= Induced subgraph =

Graph made from a subset of another graph's nodes and their edges

In graph theory, an induced subgraph of a graph is another graph, formed from a subset of the vertices of the graph and all of the edges, from the original graph, connecting pairs of vertices in that subset.

==Definition==
Formally, let $G=(V,E)$ be any graph, and let $S\subseteq V$ be any subset of vertices of G. Then the induced subgraph $G[S]$ is the graph whose vertex set is $S$ and whose edge set consists of all of the edges in $E$ that have both endpoints in $S$. That is, for any two vertices $u,v\in S$, $u$ and $v$ are adjacent in $G[S]$ if and only if they are adjacent in $G$. The same definition works for undirected graphs, directed graphs, and even multigraphs.

The induced subgraph $G[S]$ may also be called the subgraph induced in $G$ by $S$, or (if context makes the choice of $G$ unambiguous) the induced subgraph of $S$.

==Examples==
Important types of induced subgraphs include the following.

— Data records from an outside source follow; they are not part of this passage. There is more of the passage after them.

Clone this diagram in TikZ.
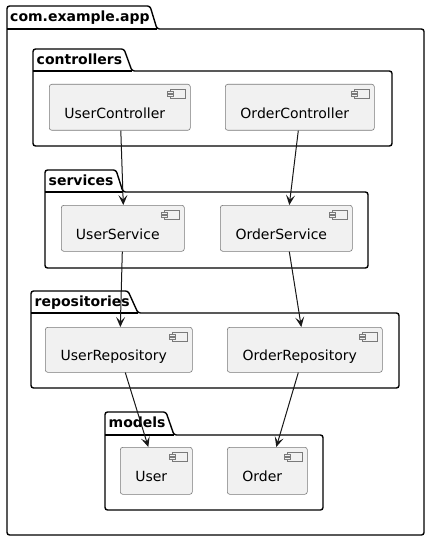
\documentclass[tikz,border=0pt]{standalone}
\usepackage{fontspec}
\setmainfont{DejaVu Sans}
\usetikzlibrary{arrows.meta,calc}
\definecolor{compfill}{HTML}{F1F1F1}
\definecolor{dark}{HTML}{181818}
\definecolor{compline}{HTML}{7A7A7A}
\tikzset{
  comp/.style={draw=compline, line width=0.6pt, fill=compfill, rounded corners=2.5pt,
    anchor=north west, inner sep=0pt, font=\fontsize{14pt}{16pt}\selectfont,
    text height=22pt, text depth=0pt, execute at end node={\kern10pt}},
  pkgline/.style={draw=black, line width=1.4pt, fill=white, rounded corners=2.5pt},
  pkgtitle/.style={anchor=base west, inner sep=0pt, font=\fontsize{14pt}{16pt}\selectfont\bfseries},
  dep/.style={draw=dark, line width=1pt, -{Stealth[length=10pt,width=9pt,inset=4.5pt]}},
  icon/.style={draw=compline, line width=0.6pt, fill=compfill}
}
\newcommand{\pkgshape}[7]{% x, tabtop, tabbottom, tabright-top, tabright-bottom, right, bottom
  \path[pkgline] (#1,#7) -- (#1,#2) -- (#4,#2) -- (#5,#3) -- (#6,#3) -- (#6,#7) -- cycle;
  \draw[line width=1.4pt] (#1,#3) -- (#5,#3);
}
\newcommand{\compicon}[1]{%
  \draw[icon] ($(#1.north east)+(-20,5)$) rectangle ($(#1.north east)+(-5,14)$);
  \draw[icon] ($(#1.north east)+(-23,7)$) rectangle ($(#1.north east)+(-17,9)$);
  \draw[icon] ($(#1.north east)+(-23,10.5)$) rectangle ($(#1.north east)+(-17,12.5)$);
}
\begin{document}
\begin{tikzpicture}[x=1pt,y=-1pt]
\useasboundingbox (0,0) rectangle (437,548);
% outer package
\pkgshape{7}{6}{29}{150}{157}{424}{535}
\node[pkgtitle] (tapp) at (10,22) {com.example.app};
% controllers
\pkgshape{33}{49}{71}{124}{132}{392}{146}
\node[pkgtitle] (tctl) at (36.5,64.5) {controllers};
% services
\pkgshape{45}{170}{192}{116}{123}{368}{268}
\node[pkgtitle] (tsvc) at (48.5,185.5) {services};
% repositories
\pkgshape{31}{291}{313}{128}{138}{399}{388}
\node[pkgtitle] (trep) at (34.5,306.5) {repositories};
% models
\pkgshape{105}{412}{435}{166}{174}{323}{510}
\node[pkgtitle] (tmod) at (108.5,427.5) {models};
% components
\node[comp, minimum width=141, minimum height=46] (uc) at (49,84) {UserController};
\node[comp, minimum width=149, minimum height=46] (oc) at (225,84) {OrderController};
\node[comp, minimum width=123, minimum height=46] (us) at (61,205) {UserService};
\node[comp, minimum width=132, minimum height=46] (os) at (220,205) {OrderService};
\node[comp, minimum width=147, minimum height=45] (ur) at (45,327) {UserRepository};
\node[comp, minimum width=155, minimum height=45] (orp) at (227,327) {OrderRepository};
\node[comp, minimum width=72, minimum height=47] (um) at (120,447) {User};
\node[comp, minimum width=80, minimum height=47] (om) at (227,447) {Order};
\foreach \n in {uc,oc,us,os,ur,orp,um,om} {\compicon{\n}}
% dependencies
\draw[dep] ([xshift=1pt]uc.south) -- ([xshift=0.5pt]us.north);
\draw[dep] ([xshift=-1.5pt]oc.south) -- ([xshift=3pt]os.north);
\draw[dep] ([xshift=-0.5pt]us.south) -- ([xshift=1.5pt]ur.north);
\draw[dep] ([xshift=3pt]os.south) -- ([xshift=-3.5pt]orp.north);
\draw[dep] ([xshift=6.5pt]ur.south) -- ([xshift=-8pt]um.north);
\draw[dep] ([xshift=-6.5pt]orp.south) -- ([xshift=9pt]om.north);
\end{tikzpicture}
\end{document}
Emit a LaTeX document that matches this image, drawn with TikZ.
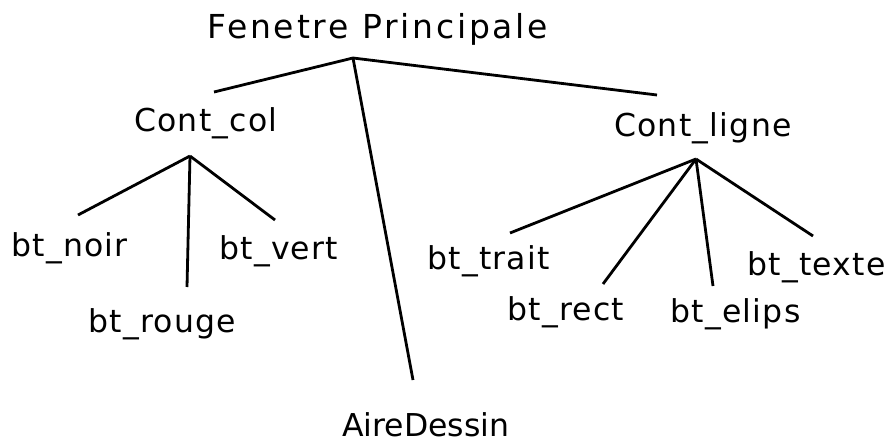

The snake-in-the-box problem concerns the longest induced paths in hypercube graphs

- Induced paths are induced subgraphs that are paths. The shortest path between any two vertices in an unweighted graph is always an induced path, because any additional edges between pairs of vertices that could cause it to be not induced would also cause it to be not shortest. Conversely, in distance-hereditary graphs, every induced path is a shortest path.
- Induced cycles are induced subgraphs that are cycles. The girth of a graph is defined by the length of its shortest cycle, which is always an induced cycle. According to the strong perfect graph theorem, induced cycles and their complements play a critical role in the characterization of perfect graphs.
- Cliques and independent sets are induced subgraphs that are respectively complete graphs or edgeless graphs.
- Induced matchings are induced subgraphs that are matchings.
- The neighborhood of a vertex is the induced subgraph of all vertices adjacent to it.

==Computation==
The induced subgraph isomorphism problem is a form of the subgraph isomorphism problem in which the goal is to test whether one graph can be found as an induced subgraph of another. Because it includes the clique problem as a special case, it is NP-complete.